◆ **Task statement**: Reproduce nothing but the lines from the one with "Convert this chart to matplotlib code." through the one with "from matplotlib.lines import Line2D", exactly and with both ends. Omit pictures.

◆ **Provided records**:
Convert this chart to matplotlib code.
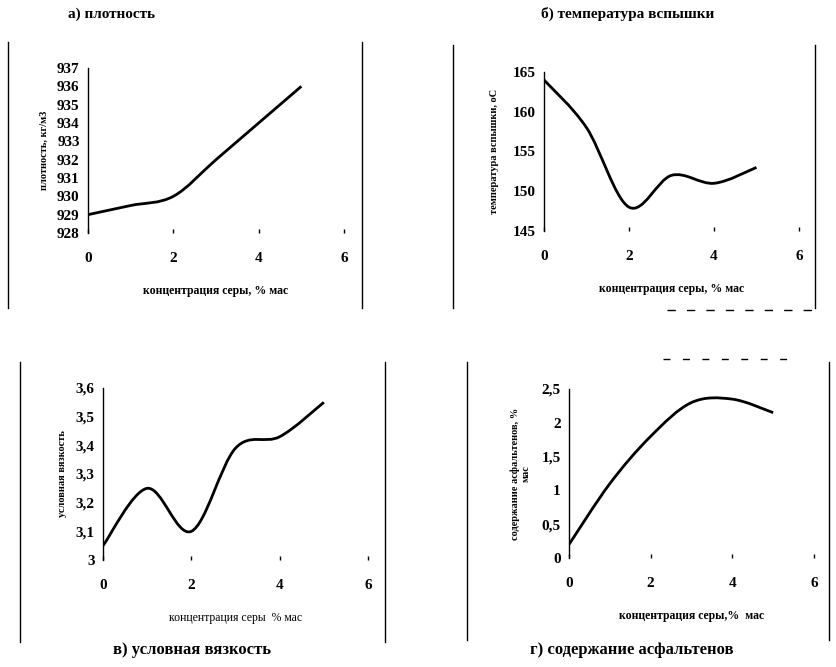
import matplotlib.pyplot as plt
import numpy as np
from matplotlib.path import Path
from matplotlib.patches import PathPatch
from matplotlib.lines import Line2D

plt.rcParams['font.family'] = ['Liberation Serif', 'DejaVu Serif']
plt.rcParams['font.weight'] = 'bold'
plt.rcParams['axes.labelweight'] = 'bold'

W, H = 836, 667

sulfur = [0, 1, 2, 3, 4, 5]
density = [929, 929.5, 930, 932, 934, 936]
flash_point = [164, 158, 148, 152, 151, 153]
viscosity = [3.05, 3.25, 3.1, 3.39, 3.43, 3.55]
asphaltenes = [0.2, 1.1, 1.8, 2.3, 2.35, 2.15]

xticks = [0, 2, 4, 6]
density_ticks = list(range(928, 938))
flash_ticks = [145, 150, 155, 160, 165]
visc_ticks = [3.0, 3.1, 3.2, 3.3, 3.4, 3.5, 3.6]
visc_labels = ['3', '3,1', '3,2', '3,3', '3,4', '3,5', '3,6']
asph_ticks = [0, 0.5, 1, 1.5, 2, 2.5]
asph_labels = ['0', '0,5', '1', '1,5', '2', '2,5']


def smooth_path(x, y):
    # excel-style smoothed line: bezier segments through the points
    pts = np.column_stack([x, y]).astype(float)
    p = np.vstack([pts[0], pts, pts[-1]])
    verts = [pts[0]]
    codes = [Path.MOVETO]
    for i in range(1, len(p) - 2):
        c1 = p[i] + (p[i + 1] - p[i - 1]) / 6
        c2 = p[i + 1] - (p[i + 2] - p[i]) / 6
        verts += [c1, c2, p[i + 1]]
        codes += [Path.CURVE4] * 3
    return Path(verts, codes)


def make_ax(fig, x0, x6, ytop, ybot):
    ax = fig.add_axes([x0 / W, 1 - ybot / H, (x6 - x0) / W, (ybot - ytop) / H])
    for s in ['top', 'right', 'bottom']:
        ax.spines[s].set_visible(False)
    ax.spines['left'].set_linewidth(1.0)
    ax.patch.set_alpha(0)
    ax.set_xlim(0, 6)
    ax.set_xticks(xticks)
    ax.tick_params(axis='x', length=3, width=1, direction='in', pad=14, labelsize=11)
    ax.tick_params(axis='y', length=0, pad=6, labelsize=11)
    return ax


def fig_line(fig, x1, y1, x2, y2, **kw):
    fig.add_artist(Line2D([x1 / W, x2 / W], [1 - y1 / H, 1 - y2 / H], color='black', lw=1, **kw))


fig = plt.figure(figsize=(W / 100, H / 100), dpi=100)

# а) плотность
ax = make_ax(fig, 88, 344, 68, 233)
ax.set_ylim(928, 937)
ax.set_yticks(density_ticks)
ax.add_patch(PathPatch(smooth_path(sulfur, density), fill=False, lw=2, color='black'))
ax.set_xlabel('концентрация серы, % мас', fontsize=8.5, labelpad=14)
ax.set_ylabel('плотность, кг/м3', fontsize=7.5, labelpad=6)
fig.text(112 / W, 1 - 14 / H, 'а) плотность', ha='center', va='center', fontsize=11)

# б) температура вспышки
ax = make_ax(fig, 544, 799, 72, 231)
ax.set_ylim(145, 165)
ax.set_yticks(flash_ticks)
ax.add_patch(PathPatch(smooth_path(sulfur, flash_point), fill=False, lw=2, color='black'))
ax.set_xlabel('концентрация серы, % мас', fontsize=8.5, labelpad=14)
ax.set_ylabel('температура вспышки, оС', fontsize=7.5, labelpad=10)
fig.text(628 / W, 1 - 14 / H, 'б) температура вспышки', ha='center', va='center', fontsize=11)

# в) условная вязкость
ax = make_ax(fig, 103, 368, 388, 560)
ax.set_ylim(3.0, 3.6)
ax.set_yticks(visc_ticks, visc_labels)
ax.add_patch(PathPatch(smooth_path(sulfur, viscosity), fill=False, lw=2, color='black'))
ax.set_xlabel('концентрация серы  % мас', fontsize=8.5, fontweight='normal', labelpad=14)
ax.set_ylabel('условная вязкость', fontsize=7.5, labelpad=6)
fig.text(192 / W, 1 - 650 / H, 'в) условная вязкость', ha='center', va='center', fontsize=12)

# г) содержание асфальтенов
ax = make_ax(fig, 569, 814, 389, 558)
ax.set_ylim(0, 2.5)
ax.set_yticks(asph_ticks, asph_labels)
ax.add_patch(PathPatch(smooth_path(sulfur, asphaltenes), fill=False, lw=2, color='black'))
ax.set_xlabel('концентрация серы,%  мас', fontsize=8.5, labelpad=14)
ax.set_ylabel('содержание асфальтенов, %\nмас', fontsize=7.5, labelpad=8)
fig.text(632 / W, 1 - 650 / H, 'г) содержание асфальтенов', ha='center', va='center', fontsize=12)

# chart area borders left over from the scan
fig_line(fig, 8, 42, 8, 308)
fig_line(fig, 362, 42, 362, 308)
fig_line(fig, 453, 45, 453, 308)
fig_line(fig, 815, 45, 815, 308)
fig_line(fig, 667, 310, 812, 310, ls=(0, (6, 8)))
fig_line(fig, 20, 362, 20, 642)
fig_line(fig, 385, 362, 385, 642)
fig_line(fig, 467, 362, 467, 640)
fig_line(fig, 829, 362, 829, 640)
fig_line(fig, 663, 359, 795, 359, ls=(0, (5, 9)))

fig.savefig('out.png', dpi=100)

---

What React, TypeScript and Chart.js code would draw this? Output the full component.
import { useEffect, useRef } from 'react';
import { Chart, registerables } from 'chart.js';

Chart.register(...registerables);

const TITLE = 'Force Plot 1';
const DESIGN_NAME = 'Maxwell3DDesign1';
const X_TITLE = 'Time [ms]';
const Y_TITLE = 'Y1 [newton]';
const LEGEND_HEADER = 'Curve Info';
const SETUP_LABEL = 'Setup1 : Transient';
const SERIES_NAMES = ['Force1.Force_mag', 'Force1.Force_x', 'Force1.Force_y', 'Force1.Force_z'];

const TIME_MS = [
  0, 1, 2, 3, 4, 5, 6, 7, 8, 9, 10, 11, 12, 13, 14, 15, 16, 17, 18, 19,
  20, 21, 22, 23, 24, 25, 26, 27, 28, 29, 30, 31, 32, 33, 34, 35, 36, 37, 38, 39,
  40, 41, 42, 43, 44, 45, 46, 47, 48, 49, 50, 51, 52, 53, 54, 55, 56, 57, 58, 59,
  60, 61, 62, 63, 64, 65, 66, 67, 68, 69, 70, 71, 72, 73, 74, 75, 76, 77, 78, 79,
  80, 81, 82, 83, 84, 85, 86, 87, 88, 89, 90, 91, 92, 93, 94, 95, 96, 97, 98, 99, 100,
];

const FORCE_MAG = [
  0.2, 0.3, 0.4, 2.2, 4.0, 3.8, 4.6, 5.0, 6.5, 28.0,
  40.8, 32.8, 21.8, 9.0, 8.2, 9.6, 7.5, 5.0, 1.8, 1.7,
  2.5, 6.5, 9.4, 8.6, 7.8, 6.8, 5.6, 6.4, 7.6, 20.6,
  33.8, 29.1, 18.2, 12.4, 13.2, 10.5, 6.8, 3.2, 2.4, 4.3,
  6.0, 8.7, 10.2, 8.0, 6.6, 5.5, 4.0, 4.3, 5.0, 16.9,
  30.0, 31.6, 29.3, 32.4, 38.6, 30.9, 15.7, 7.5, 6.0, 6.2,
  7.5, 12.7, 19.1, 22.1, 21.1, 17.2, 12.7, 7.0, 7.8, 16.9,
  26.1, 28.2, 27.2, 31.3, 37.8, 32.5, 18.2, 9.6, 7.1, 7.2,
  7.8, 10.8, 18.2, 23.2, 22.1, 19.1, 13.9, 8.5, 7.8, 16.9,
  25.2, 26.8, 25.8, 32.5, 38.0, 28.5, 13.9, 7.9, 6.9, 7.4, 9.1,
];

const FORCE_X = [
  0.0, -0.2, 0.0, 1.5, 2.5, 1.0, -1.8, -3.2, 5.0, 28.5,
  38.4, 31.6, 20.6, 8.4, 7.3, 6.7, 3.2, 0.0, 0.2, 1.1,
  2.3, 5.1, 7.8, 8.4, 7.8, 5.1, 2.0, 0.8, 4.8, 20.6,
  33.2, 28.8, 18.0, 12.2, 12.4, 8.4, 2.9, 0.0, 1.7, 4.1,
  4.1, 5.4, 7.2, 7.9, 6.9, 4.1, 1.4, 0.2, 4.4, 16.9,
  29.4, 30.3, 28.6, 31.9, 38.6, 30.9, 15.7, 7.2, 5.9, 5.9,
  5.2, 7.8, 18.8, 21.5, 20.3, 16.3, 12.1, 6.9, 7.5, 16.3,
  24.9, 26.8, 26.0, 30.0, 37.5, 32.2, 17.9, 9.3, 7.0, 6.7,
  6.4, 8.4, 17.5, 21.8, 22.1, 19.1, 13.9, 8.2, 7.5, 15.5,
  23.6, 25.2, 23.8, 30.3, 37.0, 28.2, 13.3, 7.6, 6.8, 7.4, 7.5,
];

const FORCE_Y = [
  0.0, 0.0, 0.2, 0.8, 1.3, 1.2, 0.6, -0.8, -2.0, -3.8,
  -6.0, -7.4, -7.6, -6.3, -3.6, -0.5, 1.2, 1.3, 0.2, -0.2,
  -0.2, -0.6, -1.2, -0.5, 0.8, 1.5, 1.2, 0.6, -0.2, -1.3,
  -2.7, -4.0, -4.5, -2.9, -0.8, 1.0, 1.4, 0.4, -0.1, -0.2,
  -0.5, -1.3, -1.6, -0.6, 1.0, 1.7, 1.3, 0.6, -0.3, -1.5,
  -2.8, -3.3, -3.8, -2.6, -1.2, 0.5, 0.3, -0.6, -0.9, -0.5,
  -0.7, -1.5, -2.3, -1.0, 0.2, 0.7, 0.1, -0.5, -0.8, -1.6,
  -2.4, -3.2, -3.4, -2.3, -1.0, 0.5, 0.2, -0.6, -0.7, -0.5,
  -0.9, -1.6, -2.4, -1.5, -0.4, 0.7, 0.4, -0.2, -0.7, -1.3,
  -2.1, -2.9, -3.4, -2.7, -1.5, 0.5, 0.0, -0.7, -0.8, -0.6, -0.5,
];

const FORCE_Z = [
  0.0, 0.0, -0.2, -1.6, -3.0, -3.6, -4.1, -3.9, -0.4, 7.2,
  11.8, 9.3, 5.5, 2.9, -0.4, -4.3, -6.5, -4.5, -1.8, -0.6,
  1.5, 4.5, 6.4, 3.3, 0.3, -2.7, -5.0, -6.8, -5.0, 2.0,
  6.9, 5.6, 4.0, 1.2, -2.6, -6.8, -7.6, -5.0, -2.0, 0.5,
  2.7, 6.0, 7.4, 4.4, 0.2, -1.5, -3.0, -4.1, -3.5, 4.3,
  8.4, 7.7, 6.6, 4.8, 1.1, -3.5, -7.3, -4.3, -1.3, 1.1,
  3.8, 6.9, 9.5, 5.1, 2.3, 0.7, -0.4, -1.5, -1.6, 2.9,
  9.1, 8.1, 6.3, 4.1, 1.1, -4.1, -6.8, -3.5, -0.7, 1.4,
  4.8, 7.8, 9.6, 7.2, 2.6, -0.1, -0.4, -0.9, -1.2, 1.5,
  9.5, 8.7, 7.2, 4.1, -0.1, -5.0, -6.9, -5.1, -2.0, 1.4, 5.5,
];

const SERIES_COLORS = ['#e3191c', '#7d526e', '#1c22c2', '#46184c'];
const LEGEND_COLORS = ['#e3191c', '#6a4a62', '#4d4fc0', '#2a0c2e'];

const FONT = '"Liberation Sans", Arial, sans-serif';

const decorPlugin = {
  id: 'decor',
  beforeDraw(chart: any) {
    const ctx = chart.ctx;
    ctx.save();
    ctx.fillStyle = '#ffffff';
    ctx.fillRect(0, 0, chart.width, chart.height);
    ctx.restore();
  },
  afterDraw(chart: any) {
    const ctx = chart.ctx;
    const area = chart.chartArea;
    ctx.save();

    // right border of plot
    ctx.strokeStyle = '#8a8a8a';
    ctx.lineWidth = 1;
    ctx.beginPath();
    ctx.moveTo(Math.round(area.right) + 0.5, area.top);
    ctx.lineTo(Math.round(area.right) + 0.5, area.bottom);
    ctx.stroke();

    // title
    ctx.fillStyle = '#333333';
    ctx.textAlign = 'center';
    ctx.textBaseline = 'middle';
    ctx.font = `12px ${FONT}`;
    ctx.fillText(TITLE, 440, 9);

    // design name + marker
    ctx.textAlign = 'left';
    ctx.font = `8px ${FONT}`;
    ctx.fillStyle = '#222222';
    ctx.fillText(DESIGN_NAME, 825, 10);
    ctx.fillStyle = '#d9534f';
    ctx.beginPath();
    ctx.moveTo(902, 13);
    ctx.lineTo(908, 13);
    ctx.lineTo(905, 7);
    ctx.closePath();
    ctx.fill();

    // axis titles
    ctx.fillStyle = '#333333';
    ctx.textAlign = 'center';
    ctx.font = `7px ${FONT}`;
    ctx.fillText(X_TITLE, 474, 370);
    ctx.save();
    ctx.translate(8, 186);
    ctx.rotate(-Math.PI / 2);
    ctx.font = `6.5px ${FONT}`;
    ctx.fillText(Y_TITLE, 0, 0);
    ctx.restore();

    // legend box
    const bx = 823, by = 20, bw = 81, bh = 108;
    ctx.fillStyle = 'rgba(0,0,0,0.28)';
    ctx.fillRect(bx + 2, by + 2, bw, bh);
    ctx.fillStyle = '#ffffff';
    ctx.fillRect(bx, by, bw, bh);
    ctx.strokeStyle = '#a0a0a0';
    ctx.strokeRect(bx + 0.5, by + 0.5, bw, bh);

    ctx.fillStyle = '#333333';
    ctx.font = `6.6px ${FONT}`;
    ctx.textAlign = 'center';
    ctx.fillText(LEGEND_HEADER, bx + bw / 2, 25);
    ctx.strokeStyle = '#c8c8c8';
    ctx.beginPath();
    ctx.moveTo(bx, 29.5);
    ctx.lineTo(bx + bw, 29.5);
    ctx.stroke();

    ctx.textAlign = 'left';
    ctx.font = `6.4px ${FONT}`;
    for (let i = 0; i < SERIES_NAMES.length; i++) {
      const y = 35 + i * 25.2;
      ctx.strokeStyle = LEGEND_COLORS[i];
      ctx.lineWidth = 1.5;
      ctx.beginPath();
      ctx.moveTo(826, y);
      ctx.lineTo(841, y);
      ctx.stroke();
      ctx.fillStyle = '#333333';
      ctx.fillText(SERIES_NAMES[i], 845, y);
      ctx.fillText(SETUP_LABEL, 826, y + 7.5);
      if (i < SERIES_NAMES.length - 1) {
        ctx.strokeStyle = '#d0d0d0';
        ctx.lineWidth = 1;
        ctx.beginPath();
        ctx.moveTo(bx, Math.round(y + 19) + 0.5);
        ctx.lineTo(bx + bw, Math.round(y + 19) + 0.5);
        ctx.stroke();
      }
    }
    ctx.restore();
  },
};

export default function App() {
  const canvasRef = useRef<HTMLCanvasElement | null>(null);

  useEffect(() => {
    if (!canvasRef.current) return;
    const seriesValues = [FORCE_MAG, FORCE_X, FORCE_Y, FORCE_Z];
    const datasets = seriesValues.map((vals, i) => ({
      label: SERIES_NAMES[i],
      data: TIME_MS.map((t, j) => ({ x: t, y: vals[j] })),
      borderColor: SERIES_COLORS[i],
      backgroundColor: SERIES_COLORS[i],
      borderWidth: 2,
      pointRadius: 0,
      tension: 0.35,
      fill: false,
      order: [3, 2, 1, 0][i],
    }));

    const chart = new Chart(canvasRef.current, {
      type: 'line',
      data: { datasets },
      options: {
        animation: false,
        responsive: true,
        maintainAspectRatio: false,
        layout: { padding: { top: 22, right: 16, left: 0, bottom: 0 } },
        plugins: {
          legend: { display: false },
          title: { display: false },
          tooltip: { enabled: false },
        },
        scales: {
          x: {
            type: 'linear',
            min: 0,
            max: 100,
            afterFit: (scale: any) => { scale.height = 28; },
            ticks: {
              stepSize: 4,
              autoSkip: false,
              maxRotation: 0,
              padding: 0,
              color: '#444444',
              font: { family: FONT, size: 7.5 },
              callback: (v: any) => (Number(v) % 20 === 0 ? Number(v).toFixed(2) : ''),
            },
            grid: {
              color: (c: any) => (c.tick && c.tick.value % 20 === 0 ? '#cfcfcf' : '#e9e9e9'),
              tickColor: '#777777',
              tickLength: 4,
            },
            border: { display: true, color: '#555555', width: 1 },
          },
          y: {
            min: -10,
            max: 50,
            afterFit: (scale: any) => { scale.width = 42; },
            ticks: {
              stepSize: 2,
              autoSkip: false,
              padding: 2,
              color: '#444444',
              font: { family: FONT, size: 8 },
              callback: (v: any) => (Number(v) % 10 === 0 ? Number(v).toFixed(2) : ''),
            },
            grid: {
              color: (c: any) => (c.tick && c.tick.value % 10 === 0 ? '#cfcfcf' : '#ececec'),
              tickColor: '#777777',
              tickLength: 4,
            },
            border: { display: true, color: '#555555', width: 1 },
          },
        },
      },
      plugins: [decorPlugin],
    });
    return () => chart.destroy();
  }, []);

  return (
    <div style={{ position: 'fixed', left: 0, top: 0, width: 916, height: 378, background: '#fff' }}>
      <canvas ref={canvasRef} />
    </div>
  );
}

...

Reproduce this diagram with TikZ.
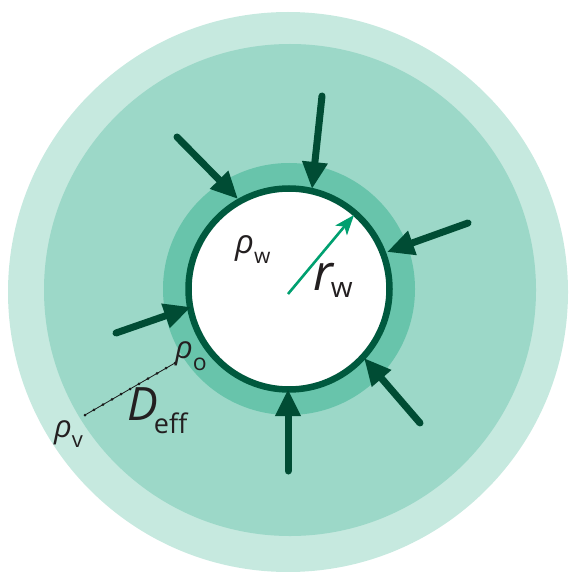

◆ **Exercise answer**:
Convert this chart to matplotlib code.
import matplotlib.pyplot as plt
import numpy as np
from matplotlib.path import Path
from matplotlib.patches import PathPatch
from matplotlib.lines import Line2D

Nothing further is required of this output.